I can’t help feeling sorry for anyone whose public image is as lithified as Molly Ringwald’s. She hates it, and I don’t blame her, but yes—our first thoughts of her are always going to be of what she looked like as a teenager. She’s older than I am (well, obviously; I don’t write about people younger than I am for this column), and to most people, she remains sixteen. She’s got four movies coming out in the next two years and is a recurring character on a current TV show, but she’s never going to be able to dodge her John Hughes association—and I suspect that includes to people who weren’t even born yet when she severed their professional relationship.
She’s been performing pretty much her entire life. She was the Dormouse in a stage production of Alice’s Adventures in Wonderland when she was five and recorded an album with her father and his band when she was six. (Her father is a blind jazz pianist, which I did not know.) When she was ten, she was Annie. She did some singing for Disney. She was cut from the cast of The Facts of Life. She did a couple of movies. And then, in 1984, she played Samantha in 16 Candles.
I’ve read the oral history of John Hughes films, and while her relationship with him was initially a positive one, it sounds as though he decided that she was his muse and, crucially, not a person of her own. That probably has a certain amount to do with how we remember her, because it sounds to me as though he managed to tank some of her choices and also sour her a bit on the industry, meaning she decided for herself not to take some of the choices she was offered, because she was concerned about how things might turn out. It’s unfortunate, but it’s not quite surprising.
I will probably at some point write a full piece about teenage girls as taste makers and how their preferences are disparaged even when they’re later culturally approved, and I feel as though Ringwald needs to be part of that conversation. It almost feels to me as though the roles she plays are deeper because of how she plays them than they were as written. She’s got a very pragmatic view on Andie, being confident that she and Blane didn’t stay together and that Duckie came out to Andie in college. But the discussion of Ringwald herself seems to be shaped by her status as an aspirational figure for teenage girls.

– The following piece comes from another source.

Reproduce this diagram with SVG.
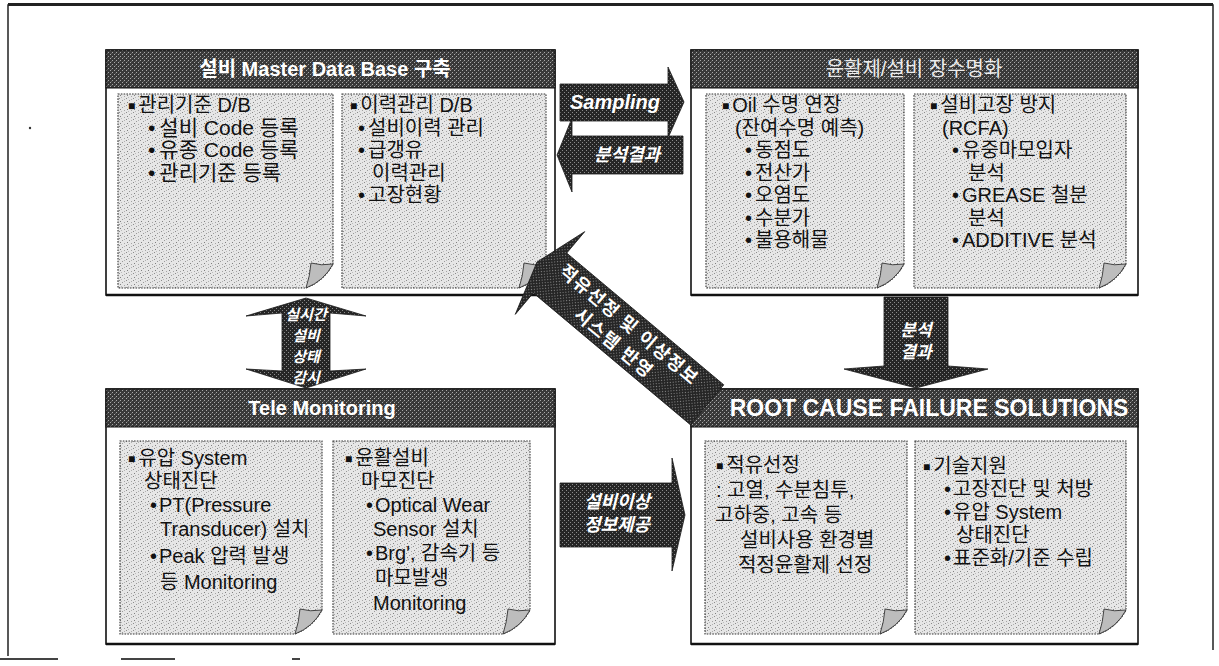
<svg xmlns="http://www.w3.org/2000/svg" width="1219" height="666" viewBox="0 0 1219 666">
<defs>
<pattern id="dk" width="4" height="4" patternUnits="userSpaceOnUse">
<rect width="4" height="4" fill="#383838"/>
<rect x="0" y="0" width="1" height="1" fill="#a8a8a8"/>
<rect x="2" y="2" width="1" height="1" fill="#a8a8a8"/>
<rect x="3" y="1" width="1" height="1" fill="#5a5a5a"/>
</pattern>
<pattern id="ar" width="4" height="4" patternUnits="userSpaceOnUse">
<rect width="4" height="4" fill="#262626"/>
<rect x="0" y="0" width="1" height="1" fill="#8a8a8a"/>
<rect x="2" y="2" width="1" height="1" fill="#8a8a8a"/>
</pattern>
<pattern id="lt" width="7" height="7" patternUnits="userSpaceOnUse">
<rect width="7" height="7" fill="#e6e6e6"/>
<rect x="0" y="0" width="1" height="1" fill="#8c8c8c"/>
<rect x="3" y="2" width="1" height="1" fill="#9a9a9a"/>
<rect x="1" y="4" width="1" height="1" fill="#808080"/>
<rect x="5" y="5" width="1" height="1" fill="#a5a5a5"/>
<rect x="5" y="1" width="1" height="1" fill="#b0b0b0"/>
<rect x="2" y="6" width="1" height="1" fill="#bbbbbb"/>
</pattern>
</defs>
<style>
.box{fill:#fff;stroke:#111;stroke-width:1.6}
.bot{stroke:#111;stroke-width:2.6}
.hdr{fill:url(#dk);stroke:#111;stroke-width:1}
.note{fill:url(#lt);stroke:#333;stroke-width:1.1;stroke-dasharray:1.6 1.2}
.curl{fill:#bdbdbd;stroke:#333;stroke-width:0.9}
.arrow{fill:url(#ar);stroke:#1a1a1a;stroke-width:0.8}
text{font-family:"Liberation Sans","Noto Sans CJK KR",sans-serif}
.tt{font-size:20px;font-weight:bold;fill:#fff;text-anchor:middle}
.tl{font-size:20px;fill:#ececec;text-anchor:middle}
.nt{font-size:20px;fill:#111}
.big{font-size:21px}
.sq{font-size:12px}
.at{font-size:20px;font-weight:bold;font-style:italic;fill:#fff;text-anchor:middle}
.as{font-size:18px;font-weight:bold;font-style:italic;fill:#fff;text-anchor:middle}
.av{font-size:15px;font-weight:bold;font-style:italic;fill:#fff;text-anchor:middle}
.ad{font-size:18px;font-weight:bold;fill:#fff;text-anchor:middle;letter-spacing:1.5px}
.frame{fill:none;stroke:#222;stroke-width:1.5}
</style>
<rect width="1219" height="666" fill="#fff"/>
<g id="frame">
<path class="frame" d="M8,656 V5 H1213 V650"/>
<line x1="8" y1="4.5" x2="1213" y2="4.5" stroke="#222" stroke-width="3"/>
<path d="M0,659 H58 M121,659 H175 M292,659 H300" stroke="#444" stroke-width="2"/>
<circle cx="30" cy="128" r="1.2" fill="#333"/>
</g>

<g id="master-db">
<rect class="box" x="106" y="50" width="449" height="245"/>
<line class="bot" x1="106" y1="295" x2="555" y2="295"/>
<rect class="hdr" x="106" y="50" width="449" height="38"/>
<text class="tt" x="325" y="76">설비 Master Data Base 구축</text>
<path class="note" d="M118,94 H333 V264 Q324,281 306,288 H118 Z"/>
<path class="curl" d="M333,264 Q321,266 311,263 Q310,276 306,288 Q324,281 333,264 Z"/>
<text class="nt" x="128" y="112"><tspan class="sq" dy="-2">■</tspan><tspan dx="3" dy="2">관리기준 D/B</tspan></text>
<text class="nt big" x="148" y="134.5">•<tspan dx="4">설비 Code 등록</tspan></text>
<text class="nt big" x="148" y="157">•<tspan dx="4">유종 Code 등록</tspan></text>
<text class="nt big" x="148" y="179.5">•<tspan dx="4">관리기준 등록</tspan></text>
<path class="note" d="M342,94 H546 V264 Q537,281 519,288 H342 Z"/>
<path class="curl" d="M546,264 Q534,266 524,263 Q523,276 519,288 Q537,281 546,264 Z"/>
<text class="nt" x="350" y="112"><tspan class="sq" dy="-2">■</tspan><tspan dx="3" dy="2">이력관리 D/B</tspan></text>
<text class="nt" x="358" y="134.5">•<tspan dx="3">설비이력 관리</tspan></text>
<text class="nt" x="358" y="157">•<tspan dx="3">급갱유</tspan></text>
<text class="nt" x="372" y="179.5">이력관리</text>
<text class="nt" x="358" y="202">•<tspan dx="3">고장현황</tspan></text>
</g>

<g id="longevity">
<rect class="box" x="691" y="50" width="447" height="245"/>
<line class="bot" x1="691" y1="295" x2="1138" y2="295"/>
<rect class="hdr" x="691" y="50" width="447" height="38"/>
<text class="tl" x="914" y="76">윤활제/설비 장수명화</text>
<path class="note" d="M706,94 H904 V264 Q895,281 877,288 H706 Z"/>
<path class="curl" d="M904,264 Q892,266 882,263 Q881,276 877,288 Q895,281 904,264 Z"/>
<text class="nt" x="722" y="112"><tspan class="sq" dy="-2">■</tspan><tspan dx="3" dy="2">Oil 수명 연장</tspan></text>
<text class="nt" x="735" y="134.5">(잔여수명 예측)</text>
<text class="nt" x="745" y="157">•<tspan dx="3">동점도</tspan></text>
<text class="nt" x="745" y="179.5">•<tspan dx="3">전산가</tspan></text>
<text class="nt" x="745" y="202">•<tspan dx="3">오염도</tspan></text>
<text class="nt" x="745" y="224.5">•<tspan dx="3">수분가</tspan></text>
<text class="nt" x="745" y="247">•<tspan dx="3">불용해물</tspan></text>
<path class="note" d="M914,94 H1126 V264 Q1117,281 1099,288 H914 Z"/>
<path class="curl" d="M1126,264 Q1114,266 1104,263 Q1103,276 1099,288 Q1117,281 1126,264 Z"/>
<text class="nt" x="930" y="112"><tspan class="sq" dy="-2">■</tspan><tspan dx="3" dy="2">설비고장 방지</tspan></text>
<text class="nt" x="942" y="134.5">(RCFA)</text>
<text class="nt" x="952" y="157">•<tspan dx="3">유중마모입자</tspan></text>
<text class="nt" x="968" y="179.5">분석</text>
<text class="nt" x="952" y="202">•<tspan dx="3">GREASE 철분</tspan></text>
<text class="nt" x="968" y="224.5">분석</text>
<text class="nt" x="952" y="247">•<tspan dx="3">ADDITIVE 분석</tspan></text>
</g>

<g id="tele-monitoring">
<rect class="box" x="106" y="389" width="449" height="255"/>
<line class="bot" x1="106" y1="644" x2="555" y2="644"/>
<rect class="hdr" x="106" y="389" width="449" height="38"/>
<text class="tt" x="322" y="415">Tele Monitoring</text>
<path class="note" d="M120,441 H322 V610 Q313,627 295,634 H120 Z"/>
<path class="curl" d="M322,610 Q310,612 300,609 Q299,622 295,634 Q313,627 322,610 Z"/>
<text class="nt" x="128" y="465"><tspan class="sq" dy="-2">■</tspan><tspan dx="3" dy="2">유압 System</tspan></text>
<text class="nt" x="144" y="488">상태진단</text>
<text class="nt" x="150" y="512">•<tspan dx="2">PT(Pressure</tspan></text>
<text class="nt" x="160" y="536">Transducer) 설치</text>
<text class="nt" x="150" y="563">•<tspan dx="2">Peak 압력 발생</tspan></text>
<text class="nt" x="160" y="589">등 Monitoring</text>
<path class="note" d="M333,441 H530 V610 Q521,627 503,634 H333 Z"/>
<path class="curl" d="M530,610 Q518,612 508,609 Q507,622 503,634 Q521,627 530,610 Z"/>
<text class="nt" x="345" y="465"><tspan class="sq" dy="-2">■</tspan><tspan dx="3" dy="2">윤활설비</tspan></text>
<text class="nt" x="361" y="488">마모진단</text>
<text class="nt" x="366" y="512">•<tspan dx="2">Optical Wear</tspan></text>
<text class="nt" x="373" y="536">Sensor 설치</text>
<text class="nt" x="366" y="560">•<tspan dx="2">Brg', 감속기 등</tspan></text>
<text class="nt" x="375" y="585">마모발생</text>
<text class="nt" x="373" y="610">Monitoring</text>
</g>

<g id="rcfs">
<rect class="box" x="691" y="389" width="447" height="255"/>
<line class="bot" x1="691" y1="644" x2="1138" y2="644"/>
<rect class="hdr" x="691" y="389" width="447" height="38"/>
<text class="tt" x="929" y="416" style="font-size:23px">ROOT CAUSE FAILURE SOLUTIONS</text>
<path class="note" d="M705,441 H907 V610 Q898,627 880,634 H705 Z"/>
<path class="curl" d="M907,610 Q895,612 885,609 Q884,622 880,634 Q898,627 907,610 Z"/>
<text class="nt" x="716" y="472"><tspan class="sq" dy="-2">■</tspan><tspan dx="3" dy="2">적유선정</tspan></text>
<text class="nt" x="716" y="497">: 고열, 수분침투,</text>
<text class="nt" x="715" y="522">고하중, 고속 등</text>
<text class="nt" x="740" y="547">설비사용 환경별</text>
<text class="nt" x="738" y="572">적정윤활제 선정</text>
<path class="note" d="M915,441 H1126 V610 Q1117,627 1099,634 H915 Z"/>
<path class="curl" d="M1126,610 Q1114,612 1104,609 Q1103,622 1099,634 Q1117,627 1126,610 Z"/>
<text class="nt" x="923" y="473"><tspan class="sq" dy="-2">■</tspan><tspan dx="3" dy="2">기술지원</tspan></text>
<text class="nt" x="944" y="496">•<tspan dx="2">고장진단 및 처방</tspan></text>
<text class="nt" x="944" y="519">•<tspan dx="2">유압 System</tspan></text>
<text class="nt" x="956" y="542">상태진단</text>
<text class="nt" x="944" y="565">•<tspan dx="2">표준화/기준 수립</tspan></text>
</g>

<g id="connectors">
<path class="arrow" d="M560,84 H668 V67 L684,102 L668,138 V121 H560 Z"/>
<text class="at" x="615" y="109">Sampling</text>
<path class="arrow" d="M683,136 H572 V118 L557,155 L572,192 V174 H683 Z"/>
<text class="as" x="627" y="161">분석결과</text>
<path class="arrow" d="M306,298 L366,316 L330,313 V371 L366,369 L306,388 L246,369 L282,371 V313 L246,316 Z"/>
<text class="av" x="306" y="320">실시간</text>
<text class="av" x="306" y="341">설비</text>
<text class="av" x="306" y="362">상태</text>
<text class="av" x="306" y="383">감시</text>
<path class="arrow" d="M884,297 H948 V366 L988,369 L916,388 L844,369 L884,366 Z"/>
<text class="as" x="916" y="336" style="font-size:17px">분석</text>
<text class="as" x="916" y="358" style="font-size:17px">결과</text>
<path class="arrow" d="M560,483 H672 V458 L685,515 L672,571 V547 H560 Z"/>
<text class="as" x="617" y="508">설비이상</text>
<text class="as" x="617" y="531">정보제공</text>
<g transform="translate(550,273) rotate(40)">
<path class="arrow" d="M0,-26 H205 V26 H0 V54 L-17,0 L0,-54 Z"/>
<text class="ad" x="94" y="-5">적유선정 및 이상정보</text>
<text class="ad" x="94" y="19">시스템 반영</text>
</g>
</g>
</svg>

I am, as I write this, watching an interview with her on YouTube about her album of jazz standards—and also a jazz cover of “Don’t You Forget About Me” that works better than it has any right to. I’m one of the people who has positive things to say about her performance as Frannie Goldsmith in The Stand. There is, in short, more to Molly Ringwald than just Claire Standish. Heck, her voice is good enough so that I would legitimately buy a Molly Ringwald album, and not just for nostalgia reasons.